Jeannine Kantara: Vor einer halben Stunde.

Oliver George Seifert: Die Frage ist mir zu albern.

Jeannine Kantara: Sprüche kamen auch im Rahmen der Becker-Geschichte. In den Medien lagen schwarze Frauen auf dem Seziertisch, es wurde diskutiert, was das Exotische an schwarzer Haut ist, und so genannte Experten erklärten im Fernsehen Boris Beckers Vorliebe für schwarze Frauen.

Oliver George Seifert: Diskriminierung ist auch ein zeitliches Problem. Ich war im Kiez der einzige schwarze Deutsche. An der Schule meiner Tochter sind mehrere schwarze Schüler, außerdem Kinder aus anderen Ländern. Zudem sind heute im Fernsehen öfter schwarze Menschen zu sehen, das war in unserer Jugend nicht so. Die heutigen Jugendlichen haben HipHop und Soul und müssen sich über einige Dinge weniger Gedanken machen.

Was fordern Sie?

Oliver Goerge Seifert: Wir sind keine Partei, sondern kümmern uns um Themen, die in keinem Programm stehen. Aber wir setzen uns für einige wichtige Sachen ein, etwa ein Antirassismusgesetz und die Abschaffung der Residenzpflicht für Flüchtlinge. Auch haben wir erreicht, dass der „Negerkuss“ nun andere Namen hat. Der wichtigste Punkt aber ist, dass man zu uns kommen kann, zu einer Gruppe von Schwarzen.

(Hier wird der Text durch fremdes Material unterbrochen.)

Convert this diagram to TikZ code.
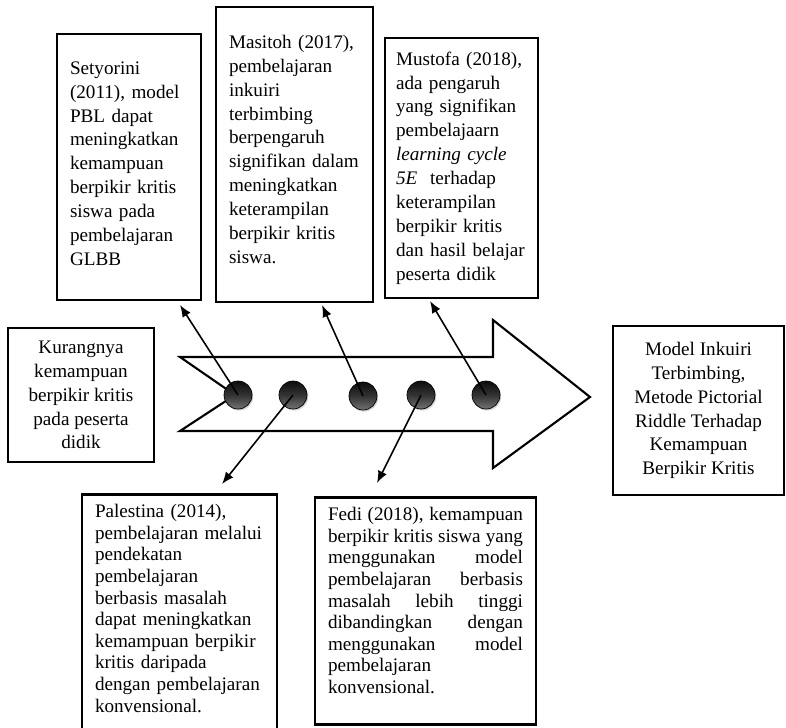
\documentclass[tikz,border=0pt]{standalone}
\usepackage{fontspec}
\setmainfont{Liberation Serif}
\usetikzlibrary{arrows.meta,shadows}
\hyphenpenalty=10000
\exhyphenpenalty=10000
\tikzstyle{kotak}=[rectangle,draw=black,line width=1.5pt,inner xsep=0.26cm,inner ysep=0.24cm,font=\fontsize{10.9}{13.6}\selectfont,align=left]
\tikzstyle{kotakbawah}=[kotak,anchor=north,inner ysep=0.2cm,font=\fontsize{10.9}{12.3}\selectfont]
\tikzstyle{bola}=[circle,draw=black,line width=0.4pt,minimum size=0.56cm,inner sep=0pt,top color=black!95,bottom color=black!55,middle color=black!80,drop shadow={opacity=0.35,shadow xshift=0.7pt,shadow yshift=-0.9pt}]
\tikzstyle{panah}=[-{Latex[length=2.4mm,width=1.9mm]},line width=0.9pt]

\begin{document}
\begin{tikzpicture}[x=0.02cm,y=-0.02cm]
\clip (0,0) rectangle (786,727);
% panah besar
\draw[line width=1.2pt,fill=white] (180,357) -- (493,357) -- (493,320) -- (590,397) -- (493,468) -- (493,431) -- (180,431) -- (235,395) -- cycle;
% kotak atas
\node[kotak,minimum width=2.88cm,minimum height=5.32cm,text width=2.36cm] (setyorini) at (129,167) {Setyorini\\(2011), model\\PBL dapat\\meningkatkan\\kemampuan\\berpikir kritis\\siswa pada\\pembelajaran\\GLBB\rule[-4pt]{0pt}{1pt}};
\node[kotak,minimum width=3.14cm,minimum height=5.9cm,text width=2.62cm] (masitoh) at (294.5,154.5) {Masitoh (2017),\\pembelajaran\\inkuiri\\terbimbing\\berpengaruh\\signifikan dalam\\meningkatkan\\keterampilan\\berpikir kritis\\siswa.\rule[-6pt]{0pt}{1pt}};
\node[kotak,inner xsep=0.22cm,minimum width=3.06cm,minimum height=5.2cm,text width=2.62cm] (mustofa) at (461.5,168) {Mustofa (2018),\\ada pengaruh\\yang signifikan\\pembelajaarn\\\textit{learning cycle}\\\textit{5E}\ \ terhadap\\keterampilan\\berpikir kritis\\dan hasil belajar\\peserta didik};
% kotak kiri dan kanan
\node[kotak,align=center,minimum width=2.92cm,minimum height=2.68cm] (kurang) at (81,395) {Kurangnya\\kemampuan\\berpikir kritis\\pada peserta\\didik};
\node[kotak,align=center,minimum width=3.42cm,minimum height=3.38cm] (model) at (698.5,410.5) {Model Inkuiri\\Terbimbing,\\Metode Pictorial\\Riddle Terhadap\\Kemampuan\\Berpikir Kritis};
% kotak bawah
\node[kotakbawah,minimum width=3.9cm,text width=3.38cm] (palestina) at (179.5,493) {Palestina (2014),\\pembelajaran melalui\\pendekatan\\pembelajaran\\berbasis masalah\\dapat meningkatkan\\kemampuan berpikir\\kritis daripada\\dengan pembelajaran\\konvensional.\rule[-40pt]{0pt}{1pt}};
\node[kotakbawah,align=justify,minimum width=4.42cm,text width=3.9cm] (fedi) at (425.5,496) {Fedi (2018), kemampuan\linebreak berpikir kritis siswa yang\linebreak menggunakan model\linebreak pembelajaran berbasis\linebreak masalah lebih tinggi\linebreak dibandingkan dengan\linebreak menggunakan model\linebreak pembelajaran\newline konvensional.\rule[-12pt]{0pt}{1pt}};
% bola
\node[bola] (bola1) at (238,395) {};
\node[bola] (bola2) at (293,395) {};
\node[bola] (bola3) at (363,396) {};
\node[bola] (bola4) at (421,395) {};
\node[bola] (bola5) at (486,395) {};
% ujung panah
\coordinate (u1) at (180,305);
\coordinate (u3) at (322,305);
\coordinate (u5) at (430,301);
\coordinate (d2) at (222,484);
\coordinate (d4) at (377,483);
\draw[panah] (bola1.center) -- (u1);
\draw[panah] (bola3.center) -- (u3);
\draw[panah] (bola5.center) -- (u5);
\draw[panah] (bola2.center) -- (d2);
\draw[panah] (bola4.center) -- (d4);
\end{tikzpicture}
\end{document}
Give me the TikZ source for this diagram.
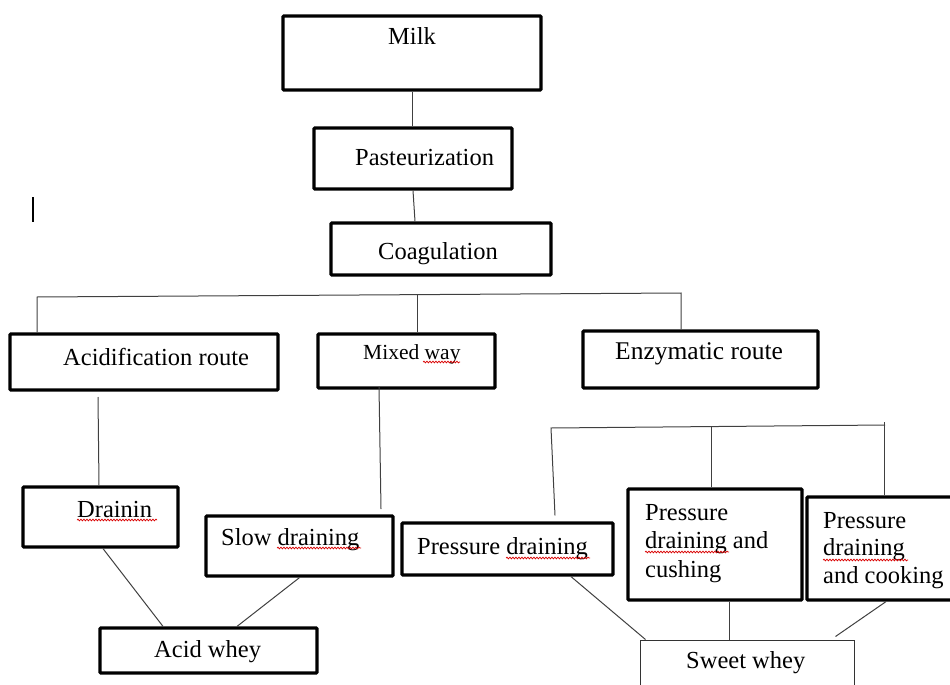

Jeannine Kantara: Es war ein gutes Gefühl, Leute mit ähnlichen Biografien zu treffen und festzustellen, dass du kein Außenseiter bist. Eine Forderung ist die Beteiligung der Betroffenen an Rassismusdiskussionen. Hat ein Überfall stattgefunden, erscheint ein sprachloses Opfer, und es wird über die Täter gesprochen. Auch die Zusammensetzung der Einwanderungskommission verdeutlicht: Betroffene bleiben draußen.